La technologie a également ouvert la porte à de nouvelles possibilités. YouTube et Zoom nous ont permis de réaliser des formations à la riziculture à distance. Grâce à WhatsApp, des experts locaux ont pu nous communiquer des informations sur l'évolution des cultures de riz. Nous étions en mesure de maintenir la communication et le renforcement des capacités, même en étant éloignés les uns des autres.

Q: Selon vous, quels sont les facteurs clés du renforcement de la résilience des sociétés africaines ?

La pandémie et la crise en Ukraine sont des bouleversements externes considérables qui ont mis en évidence la vulnérabilité de l'Afrique, mais aussi sa résilience. Pour faire face à de tels défis, l'appropriation – c'est-à-dire la capacité de résoudre les problèmes et d'améliorer sa productivité de manière autonome – s'avère cruciale. Plus particulièrement, je veux que nous continuions à nous concentrer sur une coopération mettant à profit la force des jeunes.

En 2050, la population africaine constituera un quart de la population mondiale et les jeunes représenteront 60 % des populations du continent. Entre-temps, d'ici vingt ans, la population urbaine mondiale aura doublé pour atteindre environ un milliard de personnes.
Pour que les jeunes puissent continuer à contribuer à leur société, l'éducation et des emplois utiles sont des éléments essentiels au progrès social et à la réduction de la pauvreté. C'est pourquoi l'approche adoptée par École pour tous, telle que mentionnée précédemment, a un rôle à jouer en apportant une assistance adéquate aux services éducatifs et sociaux grâce à la force des communautés venant compléter les efforts de leurs gouvernements.

Parallèlement, nous soutenons également l'entrepreneuriat et l'intégration économique régionale. L'Afrique intensifie ses efforts en vue de la création d'une zone de libre-échange à l'échelle du continent, la ZLECAf, qui devrait faire de l'Afrique un marché unique.

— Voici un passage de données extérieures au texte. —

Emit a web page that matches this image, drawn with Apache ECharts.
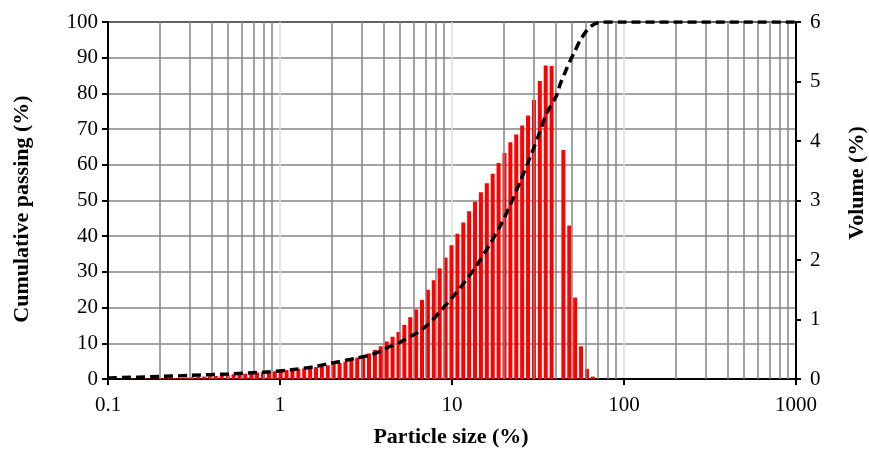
<!DOCTYPE html>
<html>
<head>
<meta charset="utf-8">
<script src="https://cdn.jsdelivr.net/npm/echarts@6/dist/echarts.min.js"></script>
<style>
  html, body { margin: 0; padding: 0; background: #fff; }
  #chart { width: 869px; height: 452px; }
</style>
</head>
<body>
<div id="chart"></div>
<script>
// Size classes (class mid-points) of the volume histogram
const binSizes = [
  0.120, 0.130, 0.1405, 0.152, 0.1645, 0.178, 0.1926, 0.2084, 0.2255, 0.244,
  0.264, 0.2857, 0.309, 0.3345, 0.362, 0.3916, 0.4238, 0.4586, 0.4962, 0.537,
  0.581, 0.6287, 0.6803, 0.7361, 0.7965, 0.8618, 0.9324, 1.009, 1.092, 1.181,
  1.278, 1.383, 1.497, 1.619, 1.752, 1.896, 2.051, 2.220, 2.402, 2.599,
  2.812, 3.043, 3.293, 3.563, 3.855, 4.172, 4.514, 4.885, 5.284, 5.718,
  6.187, 6.694, 7.244, 7.838, 8.481, 9.178, 9.931, 10.75, 11.63, 12.58,
  13.61, 14.73, 15.94, 17.25, 18.66, 20.19, 21.85, 23.64, 25.58, 27.68,
  29.95, 32.40, 35.06, 37.94, 41.05, 44.42, 48.07, 52.01, 56.28, 60.90,
  65.90
];
// Volume fraction in each class (%)
const volume = [
  0.005, 0.006, 0.007, 0.008, 0.009, 0.010, 0.010, 0.010, 0.012, 0.015,
  0.020, 0.025, 0.030, 0.035, 0.040, 0.045, 0.050, 0.060, 0.070, 0.080,
  0.085, 0.090, 0.100, 0.110, 0.115, 0.120, 0.130, 0.140, 0.150, 0.160,
  0.170, 0.180, 0.190, 0.200, 0.210, 0.230, 0.250, 0.270, 0.290, 0.320,
  0.360, 0.400, 0.430, 0.490, 0.550, 0.630, 0.710, 0.790, 0.910, 1.040,
  1.170, 1.330, 1.500, 1.660, 1.860, 2.040, 2.250, 2.440, 2.630, 2.820,
  2.980, 3.140, 3.290, 3.450, 3.630, 3.800, 3.980, 4.110, 4.260, 4.430,
  4.690, 5.010, 5.270, 5.260, 0.000, 3.850, 2.580, 1.370, 0.550, 0.170,
  0.040
];
// Cumulative passing curve (size, % passing)
const cumSizes = [
  0.1, 0.2, 0.3, 0.5, 0.8, 1.14, 1.57, 1.87, 2.78, 3.5, 4.14, 5.0, 5.68, 6.5, 7.45, 8.5, 9.96,
  12, 14, 16.5, 19.0, 21.7, 25, 28.4, 32, 35.5, 40.6, 42.5, 46, 48.5, 52, 55.5, 60.7, 65, 69.4, 75.5,
  100, 1000
];
const cumPassing = [
  0.3, 0.7, 1.0, 1.4, 1.9, 2.5, 3.4, 4.2, 5.8, 7.0, 8.6, 10.3, 11.8, 13.4, 15.8, 18.8, 22.6,
  27.5, 32, 37.5, 42.7, 48.5, 55.5, 62.0, 68.5, 74.4, 79.5, 82.5, 86.5, 89.0, 92.0, 94.8, 97.6, 99.0, 99.7, 100,
  100, 100
];
// Intermediate (2..9 × decade) vertical grid values
const minorGrid = [
  0.2, 0.3, 0.4, 0.5, 0.6, 0.7, 0.8, 0.9,
  2, 3, 4, 5, 6, 7, 8, 9,
  20, 30, 40, 50, 60, 70, 80, 90,
  200, 300, 400, 500, 600, 700, 800, 900
];
const xTickLabels = { 0.1: '0.1', 1: '1', 10: '10', 100: '100', 1000: '1000' };

const FONT = '"Liberation Serif", "Times New Roman", serif';
const GRID_GREY = '#858585';
const chart = echarts.init(document.getElementById('chart'), null, { renderer: 'canvas' });

const barData = binSizes.map((s, i) => [s, volume[i]]);
const cumData = cumSizes.map((s, i) => [s, cumPassing[i]]);

chart.setOption({
  animation: false,
  backgroundColor: '#ffffff',
  grid: {
    left: 108, right: 73, top: 22, bottom: 73,
    show: true, borderColor: '#000', borderWidth: 2, backgroundColor: 'transparent'
  },
  xAxis: {
    type: 'log', logBase: 10, min: 0.1, max: 1000,
    axisLine: { show: true, onZero: false, lineStyle: { color: '#000', width: 2 } },
    axisTick: { show: true, length: 6, lineStyle: { color: '#000', width: 2 } },
    axisLabel: {
      color: '#000', fontFamily: FONT, fontSize: 21, margin: 16,
      formatter: v => xTickLabels[+v.toPrecision(3)] || ''
    },
    splitLine: { show: true, lineStyle: { color: '#dcdcdc', width: 1.5 } }
  },
  yAxis: [
    {
      type: 'value', min: 0, max: 100, interval: 10, position: 'left',
      axisLine: { show: true, lineStyle: { color: '#000', width: 2 } },
      axisTick: { show: true, length: 6, lineStyle: { color: '#000', width: 2 } },
      axisLabel: { color: '#000', fontFamily: FONT, fontSize: 21, margin: 10 },
      splitLine: { show: true, lineStyle: { color: GRID_GREY, width: 1.5 } }
    },
    {
      type: 'value', min: 0, max: 6, interval: 1, position: 'right',
      axisLine: { show: true, lineStyle: { color: '#000', width: 2 } },
      axisTick: { show: true, length: 5, lineStyle: { color: '#000', width: 2 } },
      axisLabel: { color: '#000', fontFamily: FONT, fontSize: 21, margin: 14 },
      splitLine: { show: false }
    }
  ],
  graphic: [
    {
      type: 'text', x: 22, y: 209, rotation: Math.PI / 2,
      style: { text: 'Cumulative passing (%)', font: 'bold 22px ' + FONT, fill: '#000', align: 'center', verticalAlign: 'middle' }
    },
    {
      type: 'text', x: 857, y: 183, rotation: Math.PI / 2,
      style: { text: 'Volume (%)', font: 'bold 22px ' + FONT, fill: '#000', align: 'center', verticalAlign: 'middle' }
    },
    {
      type: 'text', x: 451, y: 437,
      style: { text: 'Particle size (%)', font: 'bold 22px ' + FONT, fill: '#000', align: 'center', verticalAlign: 'middle' }
    }
  ],
  series: [
    {
      // intermediate vertical grid lines
      type: 'line', data: [], xAxisIndex: 0, yAxisIndex: 0, silent: true, z: 1,
      markLine: {
        silent: true, symbol: 'none', label: { show: false }, animation: false,
        lineStyle: { color: GRID_GREY, width: 1.5, type: 'solid' },
        data: minorGrid.map(v => ({ xAxis: v }))
      }
    },
    {
      name: 'Volume', type: 'custom', xAxisIndex: 0, yAxisIndex: 1, z: 3,
      data: barData,
      renderItem: (params, api) => {
        const top = api.coord([api.value(0), api.value(1)]);
        const base = api.coord([api.value(0), 0]);
        return {
          type: 'rect',
          shape: { x: top[0] - 2, y: top[1], width: 4, height: base[1] - top[1] },
          style: { fill: '#ff0000' }
        };
      }
    },
    {
      name: 'Cumulative passing', type: 'line', xAxisIndex: 0, yAxisIndex: 0, z: 5,
      data: cumData, smooth: 0.3, showSymbol: false,
      lineStyle: { color: '#000', width: 3.5, type: [9, 5] }
    }
  ]
});
</script>
</body>
</html>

Afin de rendre la ZLECAf opérationnelle, il faut mener une coopération pour optimiser la connectivité et la facilitation du commerce ainsi que pour améliorer la productivité dans l'industrie manufacturière et les autres secteurs.

Enfin, nous devons lutter contre le réchauffement climatique, élaborer des plans de développement et renforcer les capacités dans les régions exposées à la sécheresse et aux inondations. Il faut en outre soutenir la transition vers des énergies renouvelables à un rythme adapté à chaque pays. La sécurité alimentaire et la production agricole durable sont également des secteurs clés.

Q: Pourquoi la TICAD 8 est-elle si importante aujourd'hui plus que jamais ?

La pandémie et la crise en Ukraine nous montrent l'importance de la résilience. En organisant la TICAD 8 en cette période de crise, nous réaffirmons qu'il est crucial de mettre en place des gouvernements démocratiques et dignes de confiance. C'est là que l'expérience du Japon en matière de développement des ressources humaines, d'appropriation et d'approche démocratique du développement peut être mise à profit. C'est le moment idéal pour adopter une nouvelle approche et intégrer de manière flexible des méthodes innovantes provenant d'acteurs non gouvernementaux, qui n'ont jusqu'alors pas été directement impliqués dans la coopération au développement, afin de promouvoir la transformation numérique et de résoudre les problèmes sociaux.